---------- Collected material ----------
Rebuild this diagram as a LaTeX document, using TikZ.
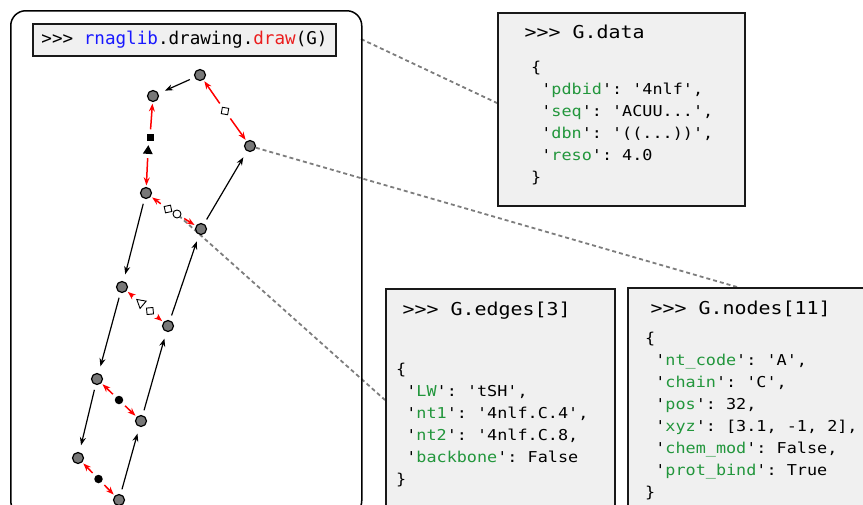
\documentclass[tikz,border=0pt]{standalone}
\usepackage{fontspec}
\setmonofont{DejaVu Sans Mono}
\usepackage{tikz}
\usetikzlibrary{arrows.meta,shapes.geometric}
\pgfdeclarelayer{bg}
\pgfsetlayers{bg,main}
\definecolor{keygreen}{RGB}{34,150,60}
\definecolor{fnblue}{RGB}{25,25,255}
\definecolor{fnred}{RGB}{235,30,30}
\definecolor{boxgray}{RGB}{240,240,240}
\definecolor{dashgray}{RGB}{125,125,125}
\definecolor{ntgray}{RGB}{120,120,120}
\newcommand\boxtt{\ttfamily\addfontfeatures{FakeStretch=1.12}}
\newcommand\dk[1]{'\textcolor{keygreen}{#1}'}
\tikzset{
    nt/.style={circle, draw, fill=ntgray, line width=1.2pt, minimum size=11pt, inner sep=0pt},
    bb/.style={-{Stealth[length=8pt,width=6pt]}, line width=1.2pt, shorten <=5pt, shorten >=7pt},
    bp/.style={-{Stealth[length=8pt,width=6pt]}, red, line width=1.5pt, shorten <=4pt, shorten >=1.5pt},
    wdiam/.style={diamond, draw, fill=white, line width=.9pt, inner sep=0pt, minimum size=9.5pt},
    bsq/.style={rectangle, fill=black, inner sep=0pt, minimum size=7pt},
    btri/.style={regular polygon, regular polygon sides=3, fill=black, inner sep=0pt, minimum size=11.5pt},
    wtri/.style={regular polygon, regular polygon sides=3, draw, fill=white, line width=.9pt, inner sep=0pt, minimum size=11pt},
    wcirc/.style={circle, draw, fill=white, line width=.9pt, inner sep=0pt, minimum size=8pt},
    bcirc/.style={circle, fill=black, inner sep=0pt, minimum size=8.5pt},
    box/.style={draw=black!90, fill=boxgray, line width=1.8pt, inner sep=0pt, anchor=north west},
    hdr/.style={anchor=base west, inner sep=0pt, font=\boxtt\fontsize{17.8}{22}\selectfont},
    dict/.style={anchor=base west, inner sep=0pt, font=\boxtt\fontsize{15}{22}\selectfont},
    link/.style={dashgray, line width=1.8pt, dash pattern=on 4pt off 3pt}
}

\begin{document}
\begin{tikzpicture}[x=1pt, y=-1pt]
        \useasboundingbox (0,0) rectangle (863,504);
        % left panel
        \node (panel) [draw, line width=1.5pt, rounded corners=15pt, anchor=north west,
            minimum width=351pt, minimum height=505pt, inner sep=0pt] at (10,10) {};
        \node (cmd) [box, anchor=center, line width=1.6pt, minimum width=303pt, minimum height=32pt,
            font=\ttfamily\fontsize{17.6}{20}\selectfont] at (184.5,40)
            {>>> \textcolor{fnblue}{rnaglib}.drawing.\textcolor{fnred}{draw}(G)};
        % nucleotides
        \node (v0) [nt] at (200,75) {};
        \node (v1) [nt] at (153,96) {};
        \node (v2) [nt] at (250,146) {};
        \node (v3) [nt] at (146,193) {};
        \node (v4) [nt] at (201,229) {};
        \node (v5) [nt] at (122,287) {};
        \node (v6) [nt] at (168,326) {};
        \node (v7) [nt] at (97,379) {};
        \node (v8) [nt] at (141,421) {};
        \node (v9) [nt] at (78,458) {};
        \node (v10) [nt] at (119,500) {};
        % base pair markers
        \node (m0) [wdiam, rotate=-55] at (225,111) {};
        \node (m1) [bsq] at (150,137) {};
        \node (m2) [btri, rotate=-4] at (148,151) {};
        \node (m3) [wdiam, rotate=-33] at (168,209) {};
        \node (m4) [wcirc] at (177,214) {};
        \node (m5) [wtri, rotate=50] at (141,303) {};
        \node (m6) [wdiam, rotate=-40] at (150,311) {};
        \node (m7) [bcirc] at (119,400) {};
        \node (m8) [bcirc] at (98.5,479) {};
        % boxes
        \node (datbox) [box, minimum width=247pt, minimum height=193pt] at (497,12) {};
        \node (edgbox) [box, minimum width=229pt, minimum height=240pt] at (385,288) {};
        \node (ndbox) [box, minimum width=260pt, minimum height=240pt] at (627,287) {};
        \node (dathdr) [hdr] at (524.5,38) {>>> G.data};
        \node (datdict) [dict] at (531,72) {\begin{tabular}[t]{@{}l@{}}
            \{\\
            \ \dk{pdbid}: '4nlf',\\
            \ \dk{seq}: 'ACUU...',\\
            \ \dk{dbn}: '((...))',\\
            \ \dk{reso}: 4.0\\
            \}
            \end{tabular}};
        \node (edghdr) [hdr] at (402.5,315) {>>> G.edges[3]};
        \node (edgdict) [dict] at (396,374) {\begin{tabular}[t]{@{}l@{}}
            \{\\
            \ \dk{LW}: 'tSH',\\
            \ \dk{nt1}: '4nlf.C.4',\\
            \ \dk{nt2}: '4nlf.C.8,\\
            \ \dk{backbone}: False\\
            \}
            \end{tabular}};
        \node (ndhdr) [hdr] at (650.5,314.5) {>>> G.nodes[11]};
        \node (nddict) [dict] at (645,343) {\begin{tabular}[t]{@{}l@{}}
            \{\\
            \ \dk{nt\_code}: 'A',\\
            \ \dk{chain}: 'C',\\
            \ \dk{pos}: 32,\\
            \ \dk{xyz}: [3.1, -1, 2],\\
            \ \dk{chem\_mod}: False,\\
            \ \dk{prot\_bind}: True\\
            \}
            \end{tabular}};
        \coordinate (p0) at (361,39);
        \coordinate (p1) at (497,103);
        \coordinate (p2) at (737,287);
        \coordinate (p3) at (173.5,211);
        \coordinate (p4) at (385,400);
        \begin{pgfonlayer}{bg}
                \draw (p0) edge [link] (p1);
                \draw (v2) edge [link] (p2);
                \draw (p3) edge [link] (p4);
                \draw (v0) edge [bb] (v1);
                \draw (v3) edge [bb] (v5);
                \draw (v5) edge [bb] (v7);
                \draw (v7) edge [bb] (v9);
                \draw (v10) edge [bb] (v8);
                \draw (v8) edge [bb] (v6);
                \draw (v6) edge [bb] (v4);
                \draw (v4) edge [bb] (v2);
                \draw (m0) edge [bp] (v0);
                \draw (m0) edge [bp] (v2);
                \draw (m1) edge [bp] (v1);
                \draw (m2) edge [bp] (v3);
                \draw (m3) edge [bp] (v3);
                \draw (m4) edge [bp] (v4);
                \draw (m5) edge [bp] (v5);
                \draw (m6) edge [bp] (v6);
                \draw (m7) edge [bp] (v7);
                \draw (m7) edge [bp] (v8);
                \draw (m8) edge [bp] (v9);
                \draw (m8) edge [bp] (v10);
        \end{pgfonlayer}
\end{tikzpicture}
\end{document}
----------
-- Task prompt --
Reproduce each line word for word and drop the pictures.

-- Worked answer --
Rebuild this diagram as a LaTeX document, using TikZ.
\documentclass[tikz,border=0pt]{standalone}
\usepackage{fontspec}
\setmonofont{DejaVu Sans Mono}
\usepackage{tikz}
\usetikzlibrary{arrows.meta,shapes.geometric}
\pgfdeclarelayer{bg}
\pgfsetlayers{bg,main}
\definecolor{keygreen}{RGB}{34,150,60}
\definecolor{fnblue}{RGB}{25,25,255}
\definecolor{fnred}{RGB}{235,30,30}
\definecolor{boxgray}{RGB}{240,240,240}
\definecolor{dashgray}{RGB}{125,125,125}
\definecolor{ntgray}{RGB}{120,120,120}
\newcommand\boxtt{\ttfamily\addfontfeatures{FakeStretch=1.12}}
\newcommand\dk[1]{'\textcolor{keygreen}{#1}'}
\tikzset{
    nt/.style={circle, draw, fill=ntgray, line width=1.2pt, minimum size=11pt, inner sep=0pt},
    bb/.style={-{Stealth[length=8pt,width=6pt]}, line width=1.2pt, shorten <=5pt, shorten >=7pt},
    bp/.style={-{Stealth[length=8pt,width=6pt]}, red, line width=1.5pt, shorten <=4pt, shorten >=1.5pt},
    wdiam/.style={diamond, draw, fill=white, line width=.9pt, inner sep=0pt, minimum size=9.5pt},
    bsq/.style={rectangle, fill=black, inner sep=0pt, minimum size=7pt},
    btri/.style={regular polygon, regular polygon sides=3, fill=black, inner sep=0pt, minimum size=11.5pt},
    wtri/.style={regular polygon, regular polygon sides=3, draw, fill=white, line width=.9pt, inner sep=0pt, minimum size=11pt},
    wcirc/.style={circle, draw, fill=white, line width=.9pt, inner sep=0pt, minimum size=8pt},
    bcirc/.style={circle, fill=black, inner sep=0pt, minimum size=8.5pt},
    box/.style={draw=black!90, fill=boxgray, line width=1.8pt, inner sep=0pt, anchor=north west},
    hdr/.style={anchor=base west, inner sep=0pt, font=\boxtt\fontsize{17.8}{22}\selectfont},
    dict/.style={anchor=base west, inner sep=0pt, font=\boxtt\fontsize{15}{22}\selectfont},
    link/.style={dashgray, line width=1.8pt, dash pattern=on 4pt off 3pt}
}

\begin{document}
\begin{tikzpicture}[x=1pt, y=-1pt]
        \useasboundingbox (0,0) rectangle (863,504);
        % left panel
        \node (panel) [draw, line width=1.5pt, rounded corners=15pt, anchor=north west,
            minimum width=351pt, minimum height=505pt, inner sep=0pt] at (10,10) {};
        \node (cmd) [box, anchor=center, line width=1.6pt, minimum width=303pt, minimum height=32pt,
            font=\ttfamily\fontsize{17.6}{20}\selectfont] at (184.5,40)
            {>>> \textcolor{fnblue}{rnaglib}.drawing.\textcolor{fnred}{draw}(G)};
        % nucleotides
        \node (v0) [nt] at (200,75) {};
        \node (v1) [nt] at (153,96) {};
        \node (v2) [nt] at (250,146) {};
        \node (v3) [nt] at (146,193) {};
        \node (v4) [nt] at (201,229) {};
        \node (v5) [nt] at (122,287) {};
        \node (v6) [nt] at (168,326) {};
        \node (v7) [nt] at (97,379) {};
        \node (v8) [nt] at (141,421) {};
        \node (v9) [nt] at (78,458) {};
        \node (v10) [nt] at (119,500) {};
        % base pair markers
        \node (m0) [wdiam, rotate=-55] at (225,111) {};
        \node (m1) [bsq] at (150,137) {};
        \node (m2) [btri, rotate=-4] at (148,151) {};
        \node (m3) [wdiam, rotate=-33] at (168,209) {};
        \node (m4) [wcirc] at (177,214) {};
        \node (m5) [wtri, rotate=50] at (141,303) {};
        \node (m6) [wdiam, rotate=-40] at (150,311) {};
        \node (m7) [bcirc] at (119,400) {};
        \node (m8) [bcirc] at (98.5,479) {};
        % boxes
        \node (datbox) [box, minimum width=247pt, minimum height=193pt] at (497,12) {};
        \node (edgbox) [box, minimum width=229pt, minimum height=240pt] at (385,288) {};
        \node (ndbox) [box, minimum width=260pt, minimum height=240pt] at (627,287) {};
        \node (dathdr) [hdr] at (524.5,38) {>>> G.data};
        \node (datdict) [dict] at (531,72) {\begin{tabular}[t]{@{}l@{}}
            \{\\
            \ \dk{pdbid}: '4nlf',\\
            \ \dk{seq}: 'ACUU...',\\
            \ \dk{dbn}: '((...))',\\
            \ \dk{reso}: 4.0\\
            \}
            \end{tabular}};
        \node (edghdr) [hdr] at (402.5,315) {>>> G.edges[3]};
        \node (edgdict) [dict] at (396,374) {\begin{tabular}[t]{@{}l@{}}
            \{\\
            \ \dk{LW}: 'tSH',\\
            \ \dk{nt1}: '4nlf.C.4',\\
            \ \dk{nt2}: '4nlf.C.8,\\
            \ \dk{backbone}: False\\
            \}
            \end{tabular}};
        \node (ndhdr) [hdr] at (650.5,314.5) {>>> G.nodes[11]};
        \node (nddict) [dict] at (645,343) {\begin{tabular}[t]{@{}l@{}}
            \{\\
            \ \dk{nt\_code}: 'A',\\
            \ \dk{chain}: 'C',\\
            \ \dk{pos}: 32,\\
            \ \dk{xyz}: [3.1, -1, 2],\\
            \ \dk{chem\_mod}: False,\\
            \ \dk{prot\_bind}: True\\
            \}
            \end{tabular}};
        \coordinate (p0) at (361,39);
        \coordinate (p1) at (497,103);
        \coordinate (p2) at (737,287);
        \coordinate (p3) at (173.5,211);
        \coordinate (p4) at (385,400);
        \begin{pgfonlayer}{bg}
                \draw (p0) edge [link] (p1);
                \draw (v2) edge [link] (p2);
                \draw (p3) edge [link] (p4);
                \draw (v0) edge [bb] (v1);
                \draw (v3) edge [bb] (v5);
                \draw (v5) edge [bb] (v7);
                \draw (v7) edge [bb] (v9);
                \draw (v10) edge [bb] (v8);
                \draw (v8) edge [bb] (v6);
                \draw (v6) edge [bb] (v4);
                \draw (v4) edge [bb] (v2);
                \draw (m0) edge [bp] (v0);
                \draw (m0) edge [bp] (v2);
                \draw (m1) edge [bp] (v1);
                \draw (m2) edge [bp] (v3);
                \draw (m3) edge [bp] (v3);
                \draw (m4) edge [bp] (v4);
                \draw (m5) edge [bp] (v5);
                \draw (m6) edge [bp] (v6);
                \draw (m7) edge [bp] (v7);
                \draw (m7) edge [bp] (v8);
                \draw (m8) edge [bp] (v9);
                \draw (m8) edge [bp] (v10);
        \end{pgfonlayer}
\end{tikzpicture}
\end{document}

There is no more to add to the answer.